| Requirement |
Scan the lines below for "document"; report the number of lines that contain it, and only that.

(Charts and diagrams as code)
--*--

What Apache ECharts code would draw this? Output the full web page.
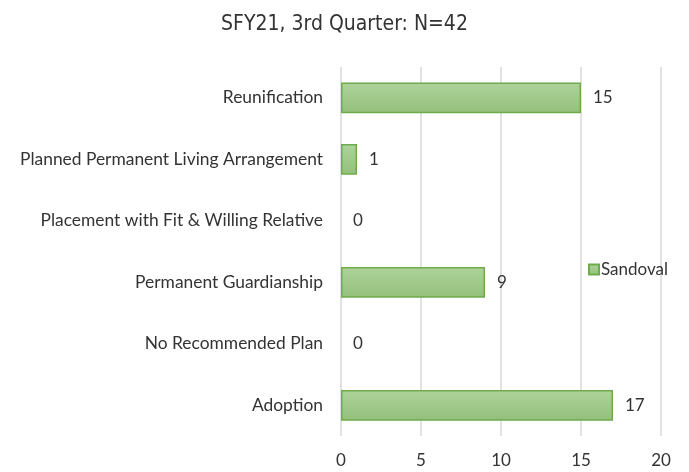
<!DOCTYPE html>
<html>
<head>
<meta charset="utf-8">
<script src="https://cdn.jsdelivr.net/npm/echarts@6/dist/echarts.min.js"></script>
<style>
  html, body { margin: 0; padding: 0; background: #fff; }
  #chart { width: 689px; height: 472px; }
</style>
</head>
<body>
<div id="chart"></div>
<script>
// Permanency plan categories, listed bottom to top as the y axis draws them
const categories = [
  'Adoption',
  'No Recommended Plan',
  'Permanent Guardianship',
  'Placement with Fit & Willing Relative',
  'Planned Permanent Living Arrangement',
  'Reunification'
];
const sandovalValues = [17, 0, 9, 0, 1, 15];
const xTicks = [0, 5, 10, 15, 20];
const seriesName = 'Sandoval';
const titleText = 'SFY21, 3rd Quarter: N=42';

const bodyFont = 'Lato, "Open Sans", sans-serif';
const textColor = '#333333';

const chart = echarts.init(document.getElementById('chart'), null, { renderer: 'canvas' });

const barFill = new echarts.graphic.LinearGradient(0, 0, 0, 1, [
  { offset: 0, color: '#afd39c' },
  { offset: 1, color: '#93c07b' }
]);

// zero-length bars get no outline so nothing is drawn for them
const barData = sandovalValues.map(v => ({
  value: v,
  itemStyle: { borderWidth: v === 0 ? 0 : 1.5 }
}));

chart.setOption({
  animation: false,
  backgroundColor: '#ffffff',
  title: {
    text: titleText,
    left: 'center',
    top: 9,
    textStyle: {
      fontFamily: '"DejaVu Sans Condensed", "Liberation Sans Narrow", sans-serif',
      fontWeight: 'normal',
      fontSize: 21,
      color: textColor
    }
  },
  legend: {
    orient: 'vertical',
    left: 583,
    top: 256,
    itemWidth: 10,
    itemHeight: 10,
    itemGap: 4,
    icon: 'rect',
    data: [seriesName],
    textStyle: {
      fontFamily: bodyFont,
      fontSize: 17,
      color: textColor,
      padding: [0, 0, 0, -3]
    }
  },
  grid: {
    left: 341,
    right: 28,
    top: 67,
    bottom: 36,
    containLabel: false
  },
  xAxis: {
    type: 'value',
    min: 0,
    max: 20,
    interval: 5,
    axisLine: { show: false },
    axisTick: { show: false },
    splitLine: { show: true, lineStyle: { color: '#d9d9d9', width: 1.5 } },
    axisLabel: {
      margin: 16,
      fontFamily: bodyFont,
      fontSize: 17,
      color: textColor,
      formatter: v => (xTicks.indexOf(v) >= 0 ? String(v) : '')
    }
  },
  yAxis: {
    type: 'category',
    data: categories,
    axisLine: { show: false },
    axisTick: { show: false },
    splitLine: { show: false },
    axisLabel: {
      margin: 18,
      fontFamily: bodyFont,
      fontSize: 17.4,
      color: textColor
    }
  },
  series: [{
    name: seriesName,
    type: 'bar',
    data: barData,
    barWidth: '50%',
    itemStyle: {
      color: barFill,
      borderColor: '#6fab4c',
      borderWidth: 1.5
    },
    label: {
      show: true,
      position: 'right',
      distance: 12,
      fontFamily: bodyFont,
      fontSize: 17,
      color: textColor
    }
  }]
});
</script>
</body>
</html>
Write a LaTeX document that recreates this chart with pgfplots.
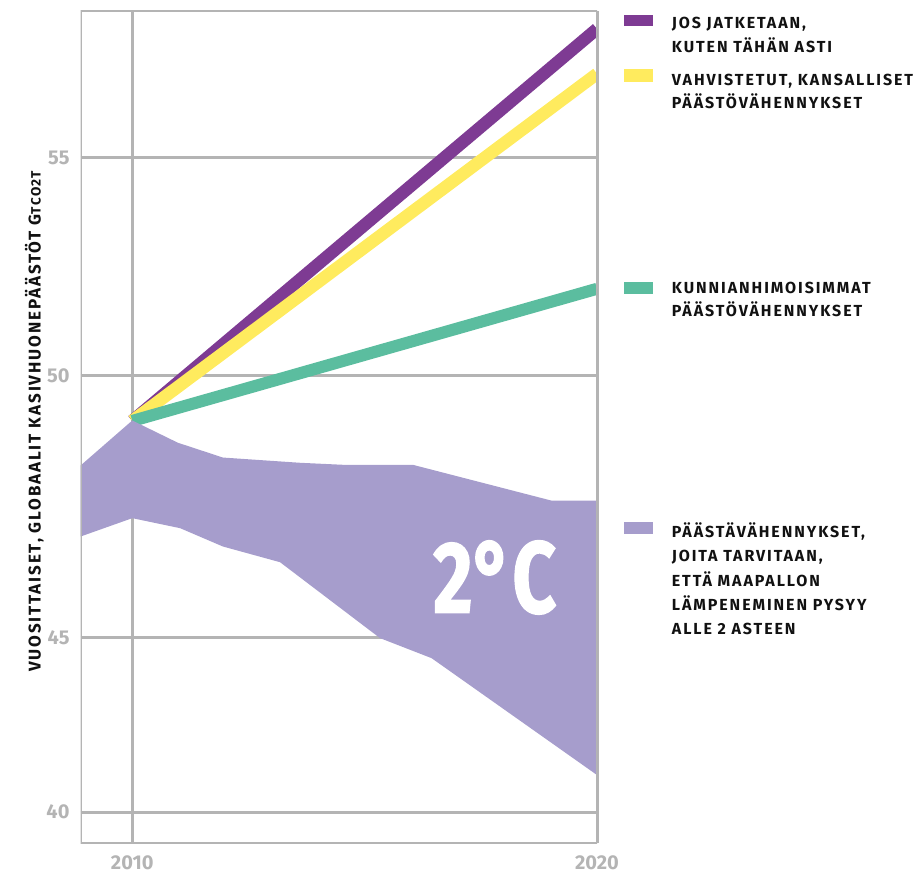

--*--

| Exercise output |
2